Contact Kelli,
temporary manager
of Doug's
"The Wondering Jew"

2000-07-12 - 17:12 MDT

June 12,2000

One - Two - Three - Four, and Baby Makes More.

Back in 1963, Heather age 38 gave birth to our fifth child. Our other four: a man - age 19, a girl - age - 15, a girl - age 14, a boy - age 12, and the last of the family, bastion - the father an almost kid at age 42.

Our nuclear family and a great part of our extended family have always been a close, loving group, not critical or backbiting. But with the birth of our last child to a mother and father who should have known better came the upswelling of love from her brothers and sisters which was an overpowering thing. It showed me just what great children we had the good fortune to be related to.

There were no hassles, unpleasantnesses or begrudged duties. If the baby needed changing - she got changed, the kids were all experts at that. They gave her her bottle, burped her and settled her. They played with her, cuddled her, sweet talked her and made her a very giant cog in the family's gears

Each step in her progress was celebrated by us all. Each of her birthday's was more of a Holiday than most days of the year. When she got old enough to understand a bit, then her enjoyment of Christmas and Easter were yet more super Holidays.

There were times that I marveled at her, her line of thinking made me sure that maybe we had an adult offspring with mature thinking from the crib - - - it just took her a short time to master the language and learn a bit at school. One memory still precious to me is the Christas Eve she left her bottle with the cookies for Santa, thinking that he would know some child who needed one. She was surrounded with love from her birth and still allows us to surround her and her husband and two kids with as much love as they will accept.

She did well all through school and college and developed her specialty in merchandising during summer vacations. She seemed to me to be a natural born, self respecting, lady from the beginning. I can remember her looking at me when Heather and I were going out somewhere and telling me, "Daddy, that doesn't match." Early on her mother took the word of a small child who devoured magazines dealing with style and male and female styles and proper dress. Her tastes were simple but, oh, so in touch with her age and friends likes, but she had her touches to verify that she was she. She began to collect hats from the 1920's on up and wore them with a flair impossible for this man to explain. She could take anything and with a touch or two make it into a stylish, fantastic piece of female furniture.

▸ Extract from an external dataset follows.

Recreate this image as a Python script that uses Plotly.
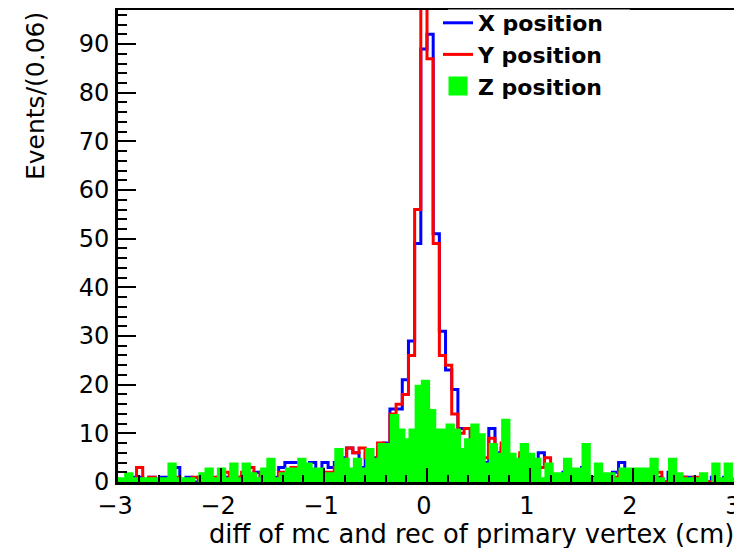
import plotly.graph_objects as go

# ---- data ----
X_MIN, X_MAX, N_BINS = -3.0, 3.0, 100
Y_MAX = 97

x_counts = [0, 0, 1, 1, 0, 1, 0, 1, 0, 3,
            0, 1, 0, 1, 1, 0, 1, 1, 0, 1,
            1, 1, 2, 0, 1, 1, 3, 4, 4, 4,
            3, 4, 0, 4, 3, 4, 5, 7, 6, 3,
            6, 5, 7, 8, 15, 15, 21, 29, 49, 89,
            92, 51, 31, 23, 19, 11, 11, 9, 8, 4,
            11, 6, 7, 5, 4, 5, 4, 3, 6, 3,
            1, 0, 2, 1, 1, 3, 0, 1, 1, 0,
            2, 4, 1, 2, 1, 1, 0, 1, 0, 2,
            1, 1, 1, 0, 0, 0, 1, 0, 1, 0]

y_counts = [0, 0, 0, 3, 0, 1, 0, 0, 0, 1,
            0, 0, 1, 0, 0, 1, 0, 2, 0, 1,
            2, 3, 0, 2, 1, 0, 2, 2, 3, 2,
            0, 2, 1, 2, 2, 3, 4, 7, 6, 7,
            5, 4, 8, 7, 14, 16, 18, 26, 56, 110,
            87, 49, 26, 24, 14, 10, 11, 8, 7, 5,
            9, 5, 8, 4, 4, 6, 5, 4, 3, 5,
            0, 0, 0, 0, 1, 2, 0, 0, 0, 1,
            1, 2, 0, 0, 0, 0, 1, 2, 0, 0,
            0, 1, 0, 1, 1, 0, 0, 0, 0, 0]

z_counts = [1, 2, 1, 1, 1, 1, 1, 1, 4, 1,
            1, 1, 0, 2, 3, 1, 3, 1, 4, 1,
            4, 2, 1, 3, 5, 1, 2, 3, 3, 5,
            4, 3, 3, 2, 2, 7, 5, 3, 5, 3,
            7, 5, 8, 8, 14, 11, 9, 11, 20, 21,
            15, 11, 11, 12, 11, 7, 9, 12, 10, 4,
            8, 6, 13, 6, 5, 8, 6, 5, 1, 4,
            2, 2, 5, 3, 3, 8, 1, 4, 2, 2,
            1, 3, 3, 3, 3, 3, 5, 1, 0, 5,
            2, 1, 1, 1, 2, 0, 4, 1, 4, 1]

x_ticks = [-3, -2, -1, 0, 1, 2, 3]
y_ticks = [0, 10, 20, 30, 40, 50, 60, 70, 80, 90]

series_names = ["X position", "Y position", "Z position"]
x_title = "diff of mc and rec of primary vertex (cm)"
y_title = "Events/(0.06)"

# ---- derived geometry ----
bw = (X_MAX - X_MIN) / N_BINS
edges = [X_MIN + i * bw for i in range(N_BINS + 1)]


def step_outline(counts):
    xs = [edges[0]] + edges + [edges[-1]]
    ys = [0] + list(counts) + [counts[-1], 0]
    return xs, ys


# Z bars are drawn 1.5 bins wide from each bin's low edge; silhouette on half-bin grid
half_edges = [X_MIN + j * bw / 2 for j in range(2 * N_BINS + 1)]
z_sil = []
for j in range(2 * N_BINS):
    k = j // 2
    if j % 2 == 0 and k > 0:
        z_sil.append(max(z_counts[k], z_counts[k - 1]))
    else:
        z_sil.append(z_counts[k])
z_sil.append(z_sil[-1])

FONT = "DejaVu Sans"
fig = go.Figure()

xs, ys = step_outline(x_counts)
fig.add_trace(go.Scatter(x=xs, y=ys, mode="lines", line=dict(color="#0000ff", width=3, shape="hv"),
                         name=series_names[0]))
xs, ys = step_outline(y_counts)
fig.add_trace(go.Scatter(x=xs, y=ys, mode="lines", line=dict(color="#ff0000", width=3, shape="hv"),
                         name=series_names[1]))
fig.add_trace(go.Scatter(x=half_edges, y=z_sil, mode="lines", line=dict(color="#00ff00", width=0, shape="hv"),
                         fill="tozeroy", fillcolor="#00ff00", showlegend=False, name=series_names[2]))
fig.add_trace(go.Scatter(x=[None], y=[None], mode="markers",
                         marker=dict(symbol="square", size=16, color="#00ff00",
                                     line=dict(color="#00ff00", width=3)),
                         name=series_names[2]))

# page body has an 8px margin: figure is offset to compensate
fig.update_layout(
    width=742, height=548,
    margin=dict(l=110, r=14, t=2, b=74, autoexpand=False),
    paper_bgcolor="white", plot_bgcolor="white",
    showlegend=True,
    legend=dict(x=(438 - 118) / 618, xanchor="left", y=1 + 8 / 472, yanchor="top",
                bgcolor="rgba(0,0,0,0)", borderwidth=0, itemwidth=30, tracegroupgap=0,
                font=dict(family=FONT, size=22, color="black", weight="bold")),
    font=dict(family=FONT, color="black"),
)

# white legend-box edge that hides part of the frame's top line (as in the reference)
fig.add_shape(type="rect", xref="paper", yref="paper",
              x0=(448 - 118) / 618, x1=(630 - 118) / 618, y0=1 - 2 / 472, y1=1 + 0.5 / 472,
              fillcolor="white", line=dict(width=0), layer="above")

fig.update_xaxes(range=[X_MIN, X_MAX], tickvals=x_ticks, ticks="inside", ticklen=14, tickwidth=2,
                 tickcolor="black", showgrid=False, zeroline=False, showline=True, linewidth=3,
                 linecolor="black", mirror=True, tickfont=dict(family=FONT, size=24),
                 ticklabelstandoff=0, ticklabelshift=-3, ticklabeloverflow="allow",
                 minor=dict(ticks="inside", dtick=0.2, tick0=X_MIN, ticklen=7, tickwidth=2,
                            tickcolor="black", showgrid=False))
fig.update_yaxes(range=[0, Y_MAX], tickvals=y_ticks, ticks="inside", ticklen=18, tickwidth=2,
                 tickcolor="black", showgrid=False, zeroline=False, showline=True, linewidth=3,
                 linecolor="black", mirror=True, tickfont=dict(family=FONT, size=24),
                 ticklabelstandoff=1,
                 minor=dict(ticks="inside", dtick=2, tick0=0, ticklen=9, tickwidth=2,
                            tickcolor="black", showgrid=False))

fig.add_annotation(text=x_title, xref="paper", yref="paper", x=1, y=-(534 - 482) / 472,
                   xanchor="right", yanchor="middle", showarrow=False,
                   font=dict(family=FONT, size=25.7, color="black"))
fig.add_annotation(text=y_title, xref="paper", yref="paper", x=(35 - 118) / 618, y=1,
                   xanchor="center", yanchor="top", textangle=-90, showarrow=False,
                   font=dict(family=FONT, size=25, color="black"))

fig.write_html("out.html")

She still has friends here in Denver that she had through Junior and Senior High Schools and some who were in college who will call and ask about her and pass on through us greetings and well wishes to her.

If I could have hand picked her husband there is no way that a better choice could have been made.

As I walked her down the aisle at her wedding I said to her, "Now my job is done, lady." She looked sidelong at me, smiled and said, "Not until you hold my baby in your arms, Daddy." The supremely ultimate compliment which brought me to the altar with tears of joy oozing down my cheeks.

It took several years and their ensuring that employment was stable, and then she had her baby, held in my arms with love both for him and his mother and a grateful prayer of thanks. I was at the birth of her second, a baby girl and watched her husband and son officiate at the weighing. I did have this baby in my arms very shortly after she made the scene.

The closeness between us all continues, she in Eugene and the rest of the family in Denver are not really separated, yes there are a few miles between us which are spanned by love and the telephone. Frequent visits by Heather and me have let us watch them grow and to take part in taking care of them. A month ago her daughter read a poem to me from my old, "Child's Garden of Verses," by Robert Louis Stevenson one of my favorite ones too. I do think that that particular book will be too worn out to pass on to her children, but it is doing its duty now. Her son and I have built models and also a "Perpetual Motion," type of contraption that worked as advertised to our delight and several Cub Scout projects.

Our daughter is and has not ever been the glue that holds our family together, but she is certainly, "The Jewel In The Crown," and still in our hearts and feelings the nestling, cuddling little one we watched over and loved all the way through.

Am I biased ? Don't think so, she does us credit and then some.